Figure scripts
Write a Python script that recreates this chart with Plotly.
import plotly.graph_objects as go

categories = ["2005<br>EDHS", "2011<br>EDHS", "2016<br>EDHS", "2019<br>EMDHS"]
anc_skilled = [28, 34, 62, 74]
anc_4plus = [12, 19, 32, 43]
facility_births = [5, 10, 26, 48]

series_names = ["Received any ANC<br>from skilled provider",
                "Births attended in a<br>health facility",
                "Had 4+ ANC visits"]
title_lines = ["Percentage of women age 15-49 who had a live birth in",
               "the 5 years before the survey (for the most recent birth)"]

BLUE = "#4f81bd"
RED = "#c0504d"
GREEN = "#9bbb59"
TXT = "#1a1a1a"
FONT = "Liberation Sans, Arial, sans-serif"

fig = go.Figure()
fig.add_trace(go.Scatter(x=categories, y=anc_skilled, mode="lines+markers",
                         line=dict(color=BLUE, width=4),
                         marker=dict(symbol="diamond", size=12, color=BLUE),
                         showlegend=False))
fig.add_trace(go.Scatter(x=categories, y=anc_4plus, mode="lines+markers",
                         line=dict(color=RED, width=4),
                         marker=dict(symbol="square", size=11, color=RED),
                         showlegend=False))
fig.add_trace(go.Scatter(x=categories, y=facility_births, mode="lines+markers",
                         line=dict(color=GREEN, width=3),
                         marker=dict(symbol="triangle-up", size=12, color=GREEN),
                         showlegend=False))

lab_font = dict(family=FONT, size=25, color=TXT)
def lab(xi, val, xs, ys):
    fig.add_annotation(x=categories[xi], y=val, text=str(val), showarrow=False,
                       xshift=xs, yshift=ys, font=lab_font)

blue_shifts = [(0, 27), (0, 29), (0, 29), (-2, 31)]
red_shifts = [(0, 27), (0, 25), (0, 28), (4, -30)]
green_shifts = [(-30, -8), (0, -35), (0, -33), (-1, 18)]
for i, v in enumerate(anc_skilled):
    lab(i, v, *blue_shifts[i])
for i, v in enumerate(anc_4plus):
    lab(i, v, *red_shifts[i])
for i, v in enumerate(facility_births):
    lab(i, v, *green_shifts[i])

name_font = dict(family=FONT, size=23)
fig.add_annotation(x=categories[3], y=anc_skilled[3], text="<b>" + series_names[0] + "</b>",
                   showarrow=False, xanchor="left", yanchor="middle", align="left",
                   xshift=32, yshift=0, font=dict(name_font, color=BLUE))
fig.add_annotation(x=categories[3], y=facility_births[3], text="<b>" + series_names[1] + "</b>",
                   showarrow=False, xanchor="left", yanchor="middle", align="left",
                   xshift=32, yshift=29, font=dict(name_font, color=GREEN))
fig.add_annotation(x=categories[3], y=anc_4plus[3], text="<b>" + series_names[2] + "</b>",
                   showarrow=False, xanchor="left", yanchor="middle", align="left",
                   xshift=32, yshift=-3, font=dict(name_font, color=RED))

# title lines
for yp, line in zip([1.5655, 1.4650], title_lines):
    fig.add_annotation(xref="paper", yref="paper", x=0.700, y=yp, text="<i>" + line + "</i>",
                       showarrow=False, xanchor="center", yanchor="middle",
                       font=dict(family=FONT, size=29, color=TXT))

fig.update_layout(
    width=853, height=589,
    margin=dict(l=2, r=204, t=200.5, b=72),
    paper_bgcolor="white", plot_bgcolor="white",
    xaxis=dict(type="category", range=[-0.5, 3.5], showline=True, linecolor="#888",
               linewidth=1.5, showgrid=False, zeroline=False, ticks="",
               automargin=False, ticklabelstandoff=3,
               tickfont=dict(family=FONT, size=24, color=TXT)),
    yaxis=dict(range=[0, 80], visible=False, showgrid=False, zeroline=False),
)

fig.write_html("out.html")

==

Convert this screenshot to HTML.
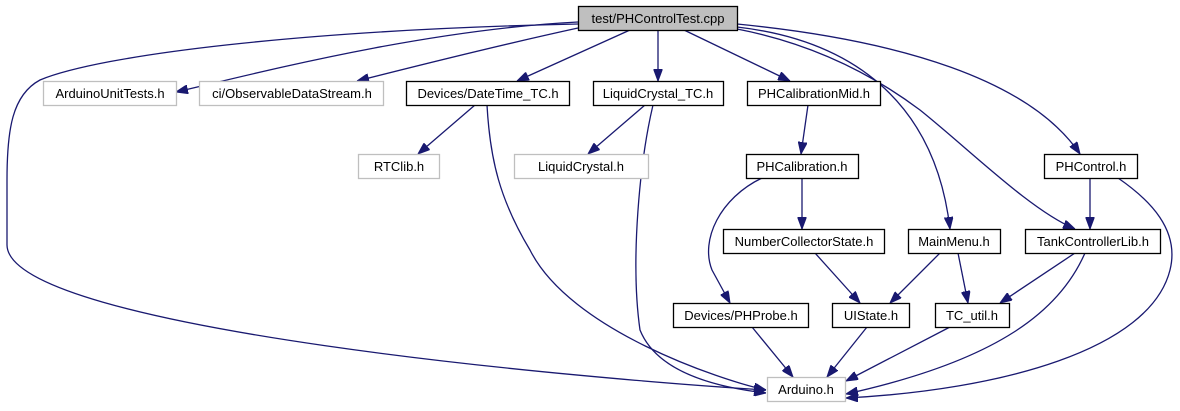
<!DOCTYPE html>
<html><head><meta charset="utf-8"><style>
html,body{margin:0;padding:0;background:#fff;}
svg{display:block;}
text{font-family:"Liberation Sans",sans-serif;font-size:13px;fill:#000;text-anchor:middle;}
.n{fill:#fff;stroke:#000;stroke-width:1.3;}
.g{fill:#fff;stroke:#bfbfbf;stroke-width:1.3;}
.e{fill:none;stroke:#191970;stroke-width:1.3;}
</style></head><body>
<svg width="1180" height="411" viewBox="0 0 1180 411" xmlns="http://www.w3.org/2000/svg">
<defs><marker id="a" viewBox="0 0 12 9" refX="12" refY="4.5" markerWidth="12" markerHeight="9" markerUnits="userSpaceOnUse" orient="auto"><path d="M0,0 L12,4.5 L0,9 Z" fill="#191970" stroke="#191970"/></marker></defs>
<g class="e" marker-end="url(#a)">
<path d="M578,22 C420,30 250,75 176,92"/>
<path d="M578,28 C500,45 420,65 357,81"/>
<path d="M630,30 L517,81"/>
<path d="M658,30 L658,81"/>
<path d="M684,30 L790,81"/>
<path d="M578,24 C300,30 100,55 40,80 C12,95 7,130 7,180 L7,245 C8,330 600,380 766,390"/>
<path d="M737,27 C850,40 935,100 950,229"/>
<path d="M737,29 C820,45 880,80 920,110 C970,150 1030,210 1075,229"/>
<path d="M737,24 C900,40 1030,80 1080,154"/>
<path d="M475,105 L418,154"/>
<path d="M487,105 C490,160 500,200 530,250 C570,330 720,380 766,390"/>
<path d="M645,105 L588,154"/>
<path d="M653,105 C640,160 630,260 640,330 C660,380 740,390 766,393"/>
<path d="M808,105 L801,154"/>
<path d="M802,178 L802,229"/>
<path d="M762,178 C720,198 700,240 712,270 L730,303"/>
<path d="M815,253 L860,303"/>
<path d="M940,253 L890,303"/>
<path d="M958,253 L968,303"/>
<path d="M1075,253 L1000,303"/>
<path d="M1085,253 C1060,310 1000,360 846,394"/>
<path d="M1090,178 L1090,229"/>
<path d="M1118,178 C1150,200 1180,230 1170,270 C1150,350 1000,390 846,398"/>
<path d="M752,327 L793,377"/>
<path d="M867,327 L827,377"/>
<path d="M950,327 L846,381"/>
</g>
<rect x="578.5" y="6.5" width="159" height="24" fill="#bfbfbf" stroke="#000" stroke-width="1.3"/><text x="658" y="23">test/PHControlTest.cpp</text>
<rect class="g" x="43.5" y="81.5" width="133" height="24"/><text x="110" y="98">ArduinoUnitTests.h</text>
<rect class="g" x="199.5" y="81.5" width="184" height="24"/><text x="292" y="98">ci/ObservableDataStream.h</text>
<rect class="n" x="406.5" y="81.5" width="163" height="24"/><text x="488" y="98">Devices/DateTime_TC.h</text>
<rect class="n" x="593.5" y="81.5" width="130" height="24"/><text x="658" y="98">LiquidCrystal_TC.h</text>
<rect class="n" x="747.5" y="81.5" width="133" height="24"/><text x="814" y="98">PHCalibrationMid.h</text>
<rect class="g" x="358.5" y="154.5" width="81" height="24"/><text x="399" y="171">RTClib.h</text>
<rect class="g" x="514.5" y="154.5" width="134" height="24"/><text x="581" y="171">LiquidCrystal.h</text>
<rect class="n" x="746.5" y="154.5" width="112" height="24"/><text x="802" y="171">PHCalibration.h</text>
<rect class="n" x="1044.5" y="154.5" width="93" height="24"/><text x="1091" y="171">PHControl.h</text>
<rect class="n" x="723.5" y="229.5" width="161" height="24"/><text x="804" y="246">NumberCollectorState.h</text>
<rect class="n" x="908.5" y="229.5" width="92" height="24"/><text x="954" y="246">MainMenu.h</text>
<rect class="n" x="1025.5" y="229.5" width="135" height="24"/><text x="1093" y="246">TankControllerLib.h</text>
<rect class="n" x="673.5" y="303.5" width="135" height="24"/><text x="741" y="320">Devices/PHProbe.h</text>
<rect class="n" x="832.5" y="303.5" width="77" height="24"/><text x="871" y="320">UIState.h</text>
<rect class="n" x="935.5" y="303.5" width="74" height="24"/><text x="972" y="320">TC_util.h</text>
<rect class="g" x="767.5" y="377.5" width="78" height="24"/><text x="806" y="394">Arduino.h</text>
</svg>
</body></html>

...

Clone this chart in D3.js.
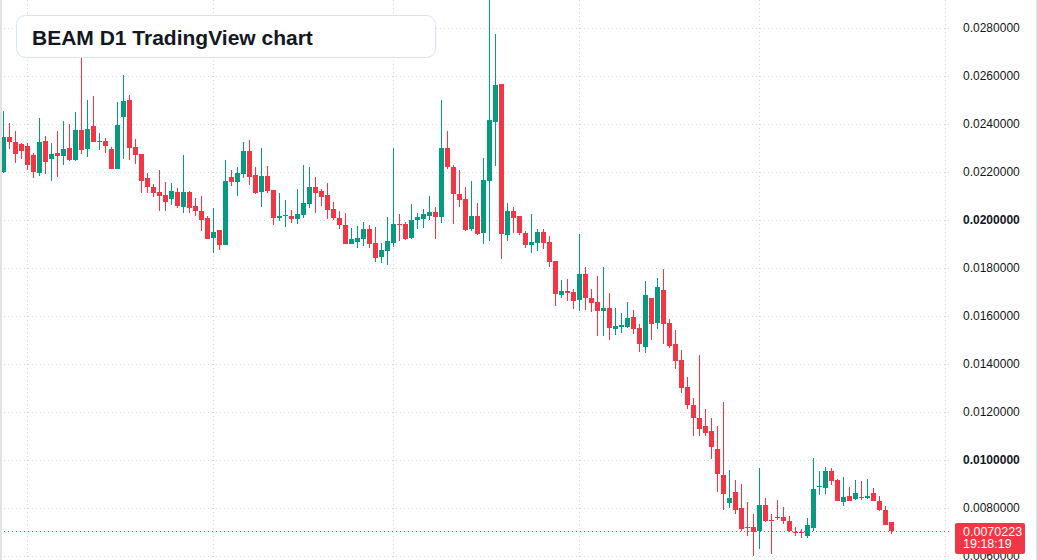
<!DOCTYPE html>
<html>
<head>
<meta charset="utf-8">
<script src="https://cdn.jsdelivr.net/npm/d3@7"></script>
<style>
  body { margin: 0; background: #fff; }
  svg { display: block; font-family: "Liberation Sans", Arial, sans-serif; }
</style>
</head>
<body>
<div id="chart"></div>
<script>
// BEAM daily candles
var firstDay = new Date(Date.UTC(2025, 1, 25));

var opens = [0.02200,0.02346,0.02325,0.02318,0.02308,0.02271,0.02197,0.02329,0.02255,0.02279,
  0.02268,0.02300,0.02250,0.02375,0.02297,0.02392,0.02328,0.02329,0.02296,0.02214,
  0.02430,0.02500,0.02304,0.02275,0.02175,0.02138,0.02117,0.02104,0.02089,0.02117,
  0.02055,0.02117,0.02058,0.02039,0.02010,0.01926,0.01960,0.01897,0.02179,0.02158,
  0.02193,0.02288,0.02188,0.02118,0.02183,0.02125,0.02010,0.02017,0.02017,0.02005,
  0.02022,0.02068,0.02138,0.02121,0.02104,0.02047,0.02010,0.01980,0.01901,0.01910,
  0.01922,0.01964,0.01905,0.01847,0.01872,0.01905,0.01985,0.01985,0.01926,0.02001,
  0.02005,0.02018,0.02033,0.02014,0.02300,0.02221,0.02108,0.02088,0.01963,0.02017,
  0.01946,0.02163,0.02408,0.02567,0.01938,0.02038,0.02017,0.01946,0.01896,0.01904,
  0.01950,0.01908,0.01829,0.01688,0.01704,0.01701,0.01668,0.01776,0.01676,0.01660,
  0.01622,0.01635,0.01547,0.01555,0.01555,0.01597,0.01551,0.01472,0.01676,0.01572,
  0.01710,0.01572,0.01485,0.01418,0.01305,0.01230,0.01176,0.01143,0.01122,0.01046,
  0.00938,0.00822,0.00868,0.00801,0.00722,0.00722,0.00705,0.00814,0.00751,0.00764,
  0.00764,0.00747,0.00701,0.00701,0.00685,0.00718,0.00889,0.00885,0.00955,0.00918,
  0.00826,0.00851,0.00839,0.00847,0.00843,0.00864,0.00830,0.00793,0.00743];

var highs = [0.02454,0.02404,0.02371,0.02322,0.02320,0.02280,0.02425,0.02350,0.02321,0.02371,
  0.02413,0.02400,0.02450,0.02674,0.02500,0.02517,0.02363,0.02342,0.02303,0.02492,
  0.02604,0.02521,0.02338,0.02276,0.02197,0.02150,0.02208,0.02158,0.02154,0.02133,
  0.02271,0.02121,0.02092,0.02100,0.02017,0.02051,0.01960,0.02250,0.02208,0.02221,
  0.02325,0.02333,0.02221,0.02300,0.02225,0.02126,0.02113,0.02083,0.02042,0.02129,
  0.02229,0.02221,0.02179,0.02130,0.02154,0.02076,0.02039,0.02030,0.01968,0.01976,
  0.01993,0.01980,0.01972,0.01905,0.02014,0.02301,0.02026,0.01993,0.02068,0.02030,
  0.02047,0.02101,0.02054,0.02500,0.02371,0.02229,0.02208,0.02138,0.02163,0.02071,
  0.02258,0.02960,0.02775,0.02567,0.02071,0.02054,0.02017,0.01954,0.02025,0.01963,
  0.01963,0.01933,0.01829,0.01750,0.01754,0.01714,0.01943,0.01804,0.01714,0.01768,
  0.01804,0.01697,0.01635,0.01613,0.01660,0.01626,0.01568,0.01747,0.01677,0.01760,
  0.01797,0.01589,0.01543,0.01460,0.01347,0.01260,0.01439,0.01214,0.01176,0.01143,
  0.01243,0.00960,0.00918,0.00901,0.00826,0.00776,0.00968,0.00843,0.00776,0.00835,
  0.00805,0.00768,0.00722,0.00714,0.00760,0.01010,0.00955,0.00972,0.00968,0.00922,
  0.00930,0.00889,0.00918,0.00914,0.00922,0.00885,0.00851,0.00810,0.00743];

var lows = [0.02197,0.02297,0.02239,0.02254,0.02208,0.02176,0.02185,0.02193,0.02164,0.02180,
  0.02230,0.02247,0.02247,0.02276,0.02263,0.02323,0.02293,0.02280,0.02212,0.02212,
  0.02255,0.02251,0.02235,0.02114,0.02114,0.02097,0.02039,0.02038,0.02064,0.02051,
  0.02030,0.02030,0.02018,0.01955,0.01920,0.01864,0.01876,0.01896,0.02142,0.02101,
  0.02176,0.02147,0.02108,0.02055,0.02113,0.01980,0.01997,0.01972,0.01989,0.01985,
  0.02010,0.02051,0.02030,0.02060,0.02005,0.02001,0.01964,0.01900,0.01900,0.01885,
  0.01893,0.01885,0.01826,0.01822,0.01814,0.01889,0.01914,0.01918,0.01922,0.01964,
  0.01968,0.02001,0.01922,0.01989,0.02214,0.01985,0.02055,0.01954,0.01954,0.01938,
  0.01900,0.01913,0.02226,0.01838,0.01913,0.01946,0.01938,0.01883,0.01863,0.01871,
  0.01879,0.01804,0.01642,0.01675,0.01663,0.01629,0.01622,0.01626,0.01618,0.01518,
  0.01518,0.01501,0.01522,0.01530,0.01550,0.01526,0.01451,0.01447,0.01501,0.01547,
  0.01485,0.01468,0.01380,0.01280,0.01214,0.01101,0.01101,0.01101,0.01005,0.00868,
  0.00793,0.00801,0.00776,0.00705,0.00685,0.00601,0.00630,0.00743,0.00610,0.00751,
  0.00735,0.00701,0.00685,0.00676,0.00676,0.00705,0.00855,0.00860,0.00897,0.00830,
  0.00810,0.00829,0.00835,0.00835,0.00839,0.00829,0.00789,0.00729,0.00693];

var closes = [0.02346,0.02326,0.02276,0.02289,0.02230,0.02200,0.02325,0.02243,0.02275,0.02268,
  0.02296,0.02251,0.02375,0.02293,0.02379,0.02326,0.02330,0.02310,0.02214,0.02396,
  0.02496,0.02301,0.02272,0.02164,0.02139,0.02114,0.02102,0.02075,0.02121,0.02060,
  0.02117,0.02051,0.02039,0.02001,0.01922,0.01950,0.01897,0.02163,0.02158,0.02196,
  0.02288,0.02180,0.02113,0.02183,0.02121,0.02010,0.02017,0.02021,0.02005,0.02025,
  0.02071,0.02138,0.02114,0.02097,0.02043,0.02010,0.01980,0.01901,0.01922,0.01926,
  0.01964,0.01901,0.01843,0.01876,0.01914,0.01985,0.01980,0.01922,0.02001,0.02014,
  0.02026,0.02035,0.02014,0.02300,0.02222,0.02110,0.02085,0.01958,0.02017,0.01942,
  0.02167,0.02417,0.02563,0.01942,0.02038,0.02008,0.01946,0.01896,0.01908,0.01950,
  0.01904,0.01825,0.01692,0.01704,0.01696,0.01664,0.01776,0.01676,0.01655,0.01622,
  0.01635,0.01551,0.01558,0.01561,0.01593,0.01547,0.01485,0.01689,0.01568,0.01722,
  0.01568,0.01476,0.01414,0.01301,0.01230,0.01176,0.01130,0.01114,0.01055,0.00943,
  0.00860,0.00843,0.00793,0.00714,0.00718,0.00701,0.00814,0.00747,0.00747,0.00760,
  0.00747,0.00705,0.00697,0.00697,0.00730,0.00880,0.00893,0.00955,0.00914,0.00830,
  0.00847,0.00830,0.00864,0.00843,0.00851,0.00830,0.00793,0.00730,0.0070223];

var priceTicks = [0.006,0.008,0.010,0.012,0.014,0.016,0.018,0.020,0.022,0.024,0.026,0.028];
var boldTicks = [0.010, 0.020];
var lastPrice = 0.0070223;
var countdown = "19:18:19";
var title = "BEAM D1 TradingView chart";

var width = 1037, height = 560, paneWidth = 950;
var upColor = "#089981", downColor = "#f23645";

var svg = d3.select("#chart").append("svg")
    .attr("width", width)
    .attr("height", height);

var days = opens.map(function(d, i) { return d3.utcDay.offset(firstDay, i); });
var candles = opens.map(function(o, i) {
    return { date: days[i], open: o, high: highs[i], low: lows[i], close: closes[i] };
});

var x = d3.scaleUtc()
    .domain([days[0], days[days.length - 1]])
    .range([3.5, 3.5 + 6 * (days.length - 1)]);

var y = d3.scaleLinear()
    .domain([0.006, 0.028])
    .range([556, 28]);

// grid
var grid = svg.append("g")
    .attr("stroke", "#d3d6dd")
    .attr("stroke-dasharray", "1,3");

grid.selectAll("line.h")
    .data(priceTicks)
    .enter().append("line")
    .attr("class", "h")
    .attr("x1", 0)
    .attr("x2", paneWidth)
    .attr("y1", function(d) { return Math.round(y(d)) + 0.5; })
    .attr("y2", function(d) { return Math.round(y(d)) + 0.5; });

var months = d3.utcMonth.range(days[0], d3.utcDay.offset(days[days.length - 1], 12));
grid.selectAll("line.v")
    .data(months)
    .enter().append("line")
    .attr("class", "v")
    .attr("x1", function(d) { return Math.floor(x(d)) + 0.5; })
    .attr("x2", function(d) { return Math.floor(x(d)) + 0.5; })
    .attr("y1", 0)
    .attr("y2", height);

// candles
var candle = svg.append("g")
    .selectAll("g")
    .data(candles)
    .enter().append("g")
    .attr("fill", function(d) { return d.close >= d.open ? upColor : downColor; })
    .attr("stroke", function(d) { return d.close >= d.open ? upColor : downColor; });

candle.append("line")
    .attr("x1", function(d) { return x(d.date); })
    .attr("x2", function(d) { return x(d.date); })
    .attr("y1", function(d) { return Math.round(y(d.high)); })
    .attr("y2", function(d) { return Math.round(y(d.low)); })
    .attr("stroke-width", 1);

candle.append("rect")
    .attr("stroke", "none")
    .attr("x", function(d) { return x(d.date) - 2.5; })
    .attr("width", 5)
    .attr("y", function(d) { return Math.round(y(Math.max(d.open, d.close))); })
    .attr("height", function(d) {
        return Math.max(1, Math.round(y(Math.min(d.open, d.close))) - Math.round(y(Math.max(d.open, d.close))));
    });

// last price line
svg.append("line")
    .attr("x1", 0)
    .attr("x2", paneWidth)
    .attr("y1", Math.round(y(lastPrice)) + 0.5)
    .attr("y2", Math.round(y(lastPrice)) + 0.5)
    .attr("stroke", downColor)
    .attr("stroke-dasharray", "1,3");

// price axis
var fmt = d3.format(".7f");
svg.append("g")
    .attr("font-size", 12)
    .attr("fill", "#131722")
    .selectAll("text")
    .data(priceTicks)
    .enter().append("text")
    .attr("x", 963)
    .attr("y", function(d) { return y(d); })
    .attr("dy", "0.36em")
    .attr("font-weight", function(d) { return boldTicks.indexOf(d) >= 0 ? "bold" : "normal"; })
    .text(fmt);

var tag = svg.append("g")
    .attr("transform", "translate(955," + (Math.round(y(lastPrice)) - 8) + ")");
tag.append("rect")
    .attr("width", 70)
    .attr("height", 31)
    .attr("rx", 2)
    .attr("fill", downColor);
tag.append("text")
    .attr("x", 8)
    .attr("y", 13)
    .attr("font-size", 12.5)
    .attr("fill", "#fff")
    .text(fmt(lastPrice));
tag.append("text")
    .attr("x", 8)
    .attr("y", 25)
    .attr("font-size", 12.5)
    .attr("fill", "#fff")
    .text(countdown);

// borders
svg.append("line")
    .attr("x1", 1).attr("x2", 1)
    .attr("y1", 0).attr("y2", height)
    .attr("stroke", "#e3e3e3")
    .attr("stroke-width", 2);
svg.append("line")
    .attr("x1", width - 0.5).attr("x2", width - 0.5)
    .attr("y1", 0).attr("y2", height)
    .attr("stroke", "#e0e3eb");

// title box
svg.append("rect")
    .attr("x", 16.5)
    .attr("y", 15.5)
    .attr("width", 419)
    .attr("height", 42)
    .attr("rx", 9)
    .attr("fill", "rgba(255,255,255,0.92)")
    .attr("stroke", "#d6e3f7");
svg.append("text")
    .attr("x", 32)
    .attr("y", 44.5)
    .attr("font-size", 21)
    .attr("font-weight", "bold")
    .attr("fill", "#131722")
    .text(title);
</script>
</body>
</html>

__GIVEN PROBLEM__.
Retype the lines above exactly as they appear, from the line containing "Clone this chart in D3.js." through the line containing "var firstDay = new", and leave out any pictures.

__TASK ANSWER__.
Clone this chart in D3.js.
<!DOCTYPE html>
<html>
<head>
<meta charset="utf-8">
<script src="https://cdn.jsdelivr.net/npm/d3@7"></script>
<style>
  body { margin: 0; background: #fff; }
  svg { display: block; font-family: "Liberation Sans", Arial, sans-serif; }
</style>
</head>
<body>
<div id="chart"></div>
<script>
// BEAM daily candles
var firstDay = new Date(Date.UTC(2025, 1, 25));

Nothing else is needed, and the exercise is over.